Modernists, Mencken continued,
have tried to get rid of all the logical difficulties of religion, and yet preserve a generally pious cast of mind. It is a vain enterprise. What they have left, once they have achieved their imprudent scavenging, is hardly more than a row of hollow platitudes, as empty [of] psychological force and effect as so many nursery rhymes. They may be good people and they may even be contented and happy, but they are no more religious than Dr. Einstein. Religion is something else again—in Henrik Ibsen’s phrase, something far more deep-down-diving and mud-upbringing.
The great prospect we have now, and have enjoyed for several centuries, is that such a view of religion is a live option. No public officials are threatening to withhold state funds or to appoint the right ministers should the churches or synagogues take religion too seriously.
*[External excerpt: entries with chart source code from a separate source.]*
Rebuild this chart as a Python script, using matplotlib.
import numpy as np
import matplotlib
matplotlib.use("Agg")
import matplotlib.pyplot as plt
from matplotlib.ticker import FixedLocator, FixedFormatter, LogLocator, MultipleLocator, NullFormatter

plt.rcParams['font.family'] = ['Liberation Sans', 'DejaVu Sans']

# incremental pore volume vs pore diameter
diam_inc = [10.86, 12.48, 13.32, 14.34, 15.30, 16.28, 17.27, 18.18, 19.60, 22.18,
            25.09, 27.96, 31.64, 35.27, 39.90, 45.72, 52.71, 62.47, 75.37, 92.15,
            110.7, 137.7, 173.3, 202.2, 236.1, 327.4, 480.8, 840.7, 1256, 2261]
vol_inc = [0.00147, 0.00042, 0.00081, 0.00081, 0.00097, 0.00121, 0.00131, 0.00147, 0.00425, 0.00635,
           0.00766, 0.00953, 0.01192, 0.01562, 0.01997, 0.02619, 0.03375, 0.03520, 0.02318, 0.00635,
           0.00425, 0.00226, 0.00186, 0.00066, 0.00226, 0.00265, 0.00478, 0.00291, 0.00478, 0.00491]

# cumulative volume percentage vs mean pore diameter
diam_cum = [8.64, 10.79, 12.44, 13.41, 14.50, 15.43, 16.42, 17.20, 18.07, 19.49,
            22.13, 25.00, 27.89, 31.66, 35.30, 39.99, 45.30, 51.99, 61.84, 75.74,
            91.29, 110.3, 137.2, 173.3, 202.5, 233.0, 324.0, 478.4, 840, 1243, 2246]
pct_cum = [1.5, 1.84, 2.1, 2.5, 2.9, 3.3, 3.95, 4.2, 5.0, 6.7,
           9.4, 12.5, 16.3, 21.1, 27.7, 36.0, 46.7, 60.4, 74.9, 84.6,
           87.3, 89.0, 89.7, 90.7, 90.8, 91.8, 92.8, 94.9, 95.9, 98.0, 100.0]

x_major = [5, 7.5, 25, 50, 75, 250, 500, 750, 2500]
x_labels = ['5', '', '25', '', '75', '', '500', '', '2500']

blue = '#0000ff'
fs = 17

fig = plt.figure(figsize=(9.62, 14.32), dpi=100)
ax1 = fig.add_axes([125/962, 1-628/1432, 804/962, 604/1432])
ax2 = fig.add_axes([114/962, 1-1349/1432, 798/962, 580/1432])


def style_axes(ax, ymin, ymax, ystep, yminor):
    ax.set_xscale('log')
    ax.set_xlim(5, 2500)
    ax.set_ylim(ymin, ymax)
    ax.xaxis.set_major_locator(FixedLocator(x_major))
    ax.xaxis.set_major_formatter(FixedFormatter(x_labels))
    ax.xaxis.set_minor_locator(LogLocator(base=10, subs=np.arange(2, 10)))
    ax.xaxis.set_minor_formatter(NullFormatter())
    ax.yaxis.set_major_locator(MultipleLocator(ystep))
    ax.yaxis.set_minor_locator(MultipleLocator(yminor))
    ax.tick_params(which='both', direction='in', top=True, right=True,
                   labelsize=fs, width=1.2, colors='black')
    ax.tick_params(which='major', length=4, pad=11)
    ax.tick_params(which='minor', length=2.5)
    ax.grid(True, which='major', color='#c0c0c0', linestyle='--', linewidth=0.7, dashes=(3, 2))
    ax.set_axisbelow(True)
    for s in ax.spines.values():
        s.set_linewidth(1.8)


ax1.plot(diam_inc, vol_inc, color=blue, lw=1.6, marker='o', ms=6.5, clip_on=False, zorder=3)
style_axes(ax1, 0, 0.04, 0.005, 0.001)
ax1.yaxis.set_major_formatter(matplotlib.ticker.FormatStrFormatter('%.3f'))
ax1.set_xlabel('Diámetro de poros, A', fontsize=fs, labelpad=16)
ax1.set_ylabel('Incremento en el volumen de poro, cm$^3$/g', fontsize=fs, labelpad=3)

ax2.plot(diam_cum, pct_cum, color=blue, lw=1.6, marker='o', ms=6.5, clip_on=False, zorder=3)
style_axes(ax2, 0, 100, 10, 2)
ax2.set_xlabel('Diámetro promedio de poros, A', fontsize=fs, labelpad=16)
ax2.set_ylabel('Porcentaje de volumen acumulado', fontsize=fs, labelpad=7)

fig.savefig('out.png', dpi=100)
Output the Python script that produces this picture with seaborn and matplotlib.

Instead, the biggest obstacle to taking religion seriously are those well-meaning republican Christians who do not understand the inverse proportions that Mencken did, namely that the more deep-down-diving and mud-upbringing faith is, the less it will need to prove that it matters in national life.
Finally, here is a perceptive response to Hart’s article from a family friend and Baptist minister:
I tilt to the Augustinian side of this debate. Trying to find ways to make our Christian faith relevant is like those who strain themselves to make the Bible itself relevant. As I always told my students with regard to the Scriptures, don’t insult God’s word with such an effort. The Scriptures are inherently relevant by their very nature. Our job is to discover that relevance, not create it.
So with our faith as a whole. It is the culture that is irrelevant. Irrelevant to revealed reality (and therefore marching along to the drumbeats of insanity). Our mission is not to make the faith once for all delivered to the saints appear relevant, but with the help of the Spirit to cause those who are blind and imprisoned in insanity to see the light (reality) and at last find living relevancy in Christ.
To me, it is an absurd project to think that somehow we are going to Christianize this culture by somehow seizing the microphone (Philip Johnson’s metaphor) in the public square and dominate the conversation. The republican school of thought, to my mind, is always insistent that David take on Goliath in Saul’s armor. All we need to do God’s work in this culture and execute the Great Commission is go forth armed with the gospel, the sword of the Word of God, and the unanswerable argument of changed lives. Simplistic? They would say, yes. I would say, they just don’t get it.
Like Elijah in his exasperation, they want to come to the task of mission with fire and earthquakes to shake things up and to prove “we are relevant!’ More often God prefers to do His work more underhandedly, with a still small voices and despised, irrelevant looking messengers armed with only a sling and five smooth stones.